### Task prompt
Reproduce exactly, with no pictures, each line from the opening of the material down through the line containing "const fmt = v".

### Source material
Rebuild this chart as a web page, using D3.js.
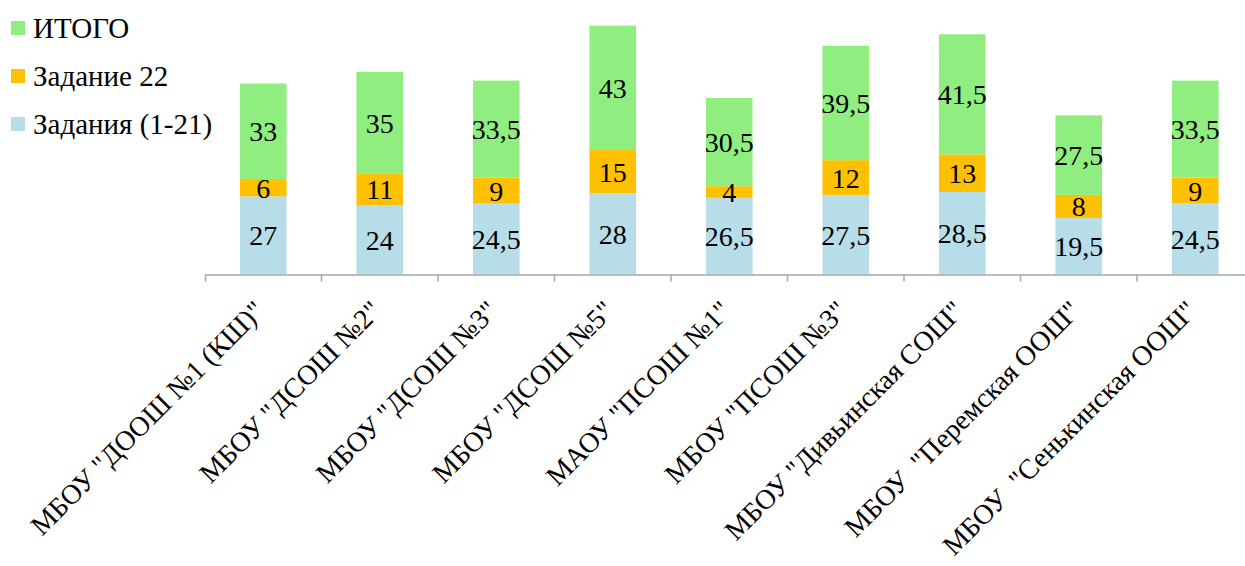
<!DOCTYPE html>
<html><head><meta charset="utf-8">
<script src="https://cdn.jsdelivr.net/npm/d3@7"></script>
<style>
html,body{margin:0;padding:0;background:#fff;}
</style></head>
<body>
<svg id="chart" width="1245" height="566" font-family="Liberation Serif"></svg>
<script>
const categories = [
  'МБОУ "ДООШ №1 (КШ)"',
  'МБОУ "ДСОШ №2"',
  'МБОУ "ДСОШ №3"',
  'МБОУ "ДСОШ №5"',
  'МАОУ "ПСОШ №1"',
  'МБОУ "ПСОШ №3"',
  'МБОУ "Дивьинская СОШ"',
  'МБОУ  "Перемская ООШ"',
  'МБОУ  "Сенькинская ООШ"'
];
const seriesNames = ["Задания (1-21)", "Задание 22", "ИТОГО"];
const tasks1to21 = [27, 24, 24.5, 28, 26.5, 27.5, 28.5, 19.5, 24.5];
const task22 = [6, 11, 9, 15, 4, 12, 13, 8, 9];
const total = [33, 35, 33.5, 43, 30.5, 39.5, 41.5, 27.5, 33.5];
const colors = ["#B7DDE8", "#FFC000", "#90EE80"];

const FONT = "Liberation Serif";
const svg = d3.select("#chart");
const x = d3.scaleBand().domain(categories).range([205, 205 + 9 * 116.5])
  .paddingInner(0.6).paddingOuter(0.3);
const y = d3.scaleLinear().domain([0, 90]).range([274.5, 14]);

const rows = categories.map((c, i) => ({cat: c, s0: tasks1to21[i], s1: task22[i], s2: total[i]}));
const stack = d3.stack().keys(["s0", "s1", "s2"]);
const layers = stack(rows);
const fmt = v => String(v).replace(".", ",");

const g = svg.append("g");
layers.forEach((layer, li) => {
  const lg = g.append("g").attr("fill", colors[li]);
  lg.selectAll("rect").data(layer).join("rect")
    .attr("x", d => x(d.data.cat))
    .attr("width", x.bandwidth())
    .attr("y", d => y(d[1]))
    .attr("height", d => y(d[0]) - y(d[1]));
});
layers.forEach((layer, li) => {
  g.append("g").selectAll("text").data(layer).join("text")
    .attr("x", d => x(d.data.cat) + x.bandwidth() / 2)
    .attr("y", d => (y(d[0]) + y(d[1])) / 2 + 10)
    .attr("text-anchor", "middle")
    .attr("font-size", 28)
    .attr("fill", "#000")
    .style("font-family", FONT)
    .text(d => fmt(d.data[layer.key]));
});

// axis
const axis = d3.axisBottom(x).tickSizeInner(0).tickSizeOuter(7).tickPadding(0);
const ax = svg.append("g").attr("transform", "translate(0,274.5)").call(axis);
ax.attr("font-family", FONT);
ax.select(".domain").attr("stroke", "#A6A6A6").attr("stroke-width", 1.5);
ax.selectAll(".tick text")
  .attr("font-size", 28)
  .attr("fill", "#000")
  .attr("text-anchor", "end")
  .attr("dy", null)
  .attr("y", null)
  .style("font-family", FONT)
  .style("white-space", "pre")
  .attr("transform", "translate(3,38) rotate(-45)");
// boundary ticks
const step = x.step();
ax.append("g").selectAll("line").data(categories.slice(1)).join("line")
  .attr("x1", d => x(d) + x.bandwidth() / 2 - step / 2)
  .attr("x2", d => x(d) + x.bandwidth() / 2 - step / 2)
  .attr("y1", 0).attr("y2", 7)
  .attr("stroke", "#A6A6A6").attr("stroke-width", 1.5);

// legend
const legendOrder = [2, 1, 0];
const leg = svg.append("g");
legendOrder.forEach((si, k) => {
  const yy = 28 + k * 48;
  leg.append("rect").attr("x", 11).attr("y", yy - 7).attr("width", 14).attr("height", 14).attr("fill", colors[si]);
  leg.append("text").attr("x", 33).attr("y", yy + 10)
    .attr("font-size", 29).attr("fill", "#000")
    .style("font-family", FONT)
    .text(seriesNames[si]);
});
</script>
</body></html>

### Exercise result
Rebuild this chart as a web page, using D3.js.
<!DOCTYPE html>
<html><head><meta charset="utf-8">
<script src="https://cdn.jsdelivr.net/npm/d3@7"></script>
<style>
html,body{margin:0;padding:0;background:#fff;}
</style></head>
<body>
<svg id="chart" width="1245" height="566" font-family="Liberation Serif"></svg>
<script>
const categories = [
  'МБОУ "ДООШ №1 (КШ)"',
  'МБОУ "ДСОШ №2"',
  'МБОУ "ДСОШ №3"',
  'МБОУ "ДСОШ №5"',
  'МАОУ "ПСОШ №1"',
  'МБОУ "ПСОШ №3"',
  'МБОУ "Дивьинская СОШ"',
  'МБОУ  "Перемская ООШ"',
  'МБОУ  "Сенькинская ООШ"'
];
const seriesNames = ["Задания (1-21)", "Задание 22", "ИТОГО"];
const tasks1to21 = [27, 24, 24.5, 28, 26.5, 27.5, 28.5, 19.5, 24.5];
const task22 = [6, 11, 9, 15, 4, 12, 13, 8, 9];
const total = [33, 35, 33.5, 43, 30.5, 39.5, 41.5, 27.5, 33.5];
const colors = ["#B7DDE8", "#FFC000", "#90EE80"];

const FONT = "Liberation Serif";
const svg = d3.select("#chart");
const x = d3.scaleBand().domain(categories).range([205, 205 + 9 * 116.5])
  .paddingInner(0.6).paddingOuter(0.3);
const y = d3.scaleLinear().domain([0, 90]).range([274.5, 14]);

const rows = categories.map((c, i) => ({cat: c, s0: tasks1to21[i], s1: task22[i], s2: total[i]}));
const stack = d3.stack().keys(["s0", "s1", "s2"]);
const layers = stack(rows);
const fmt = v => String(v).replace(".", ",");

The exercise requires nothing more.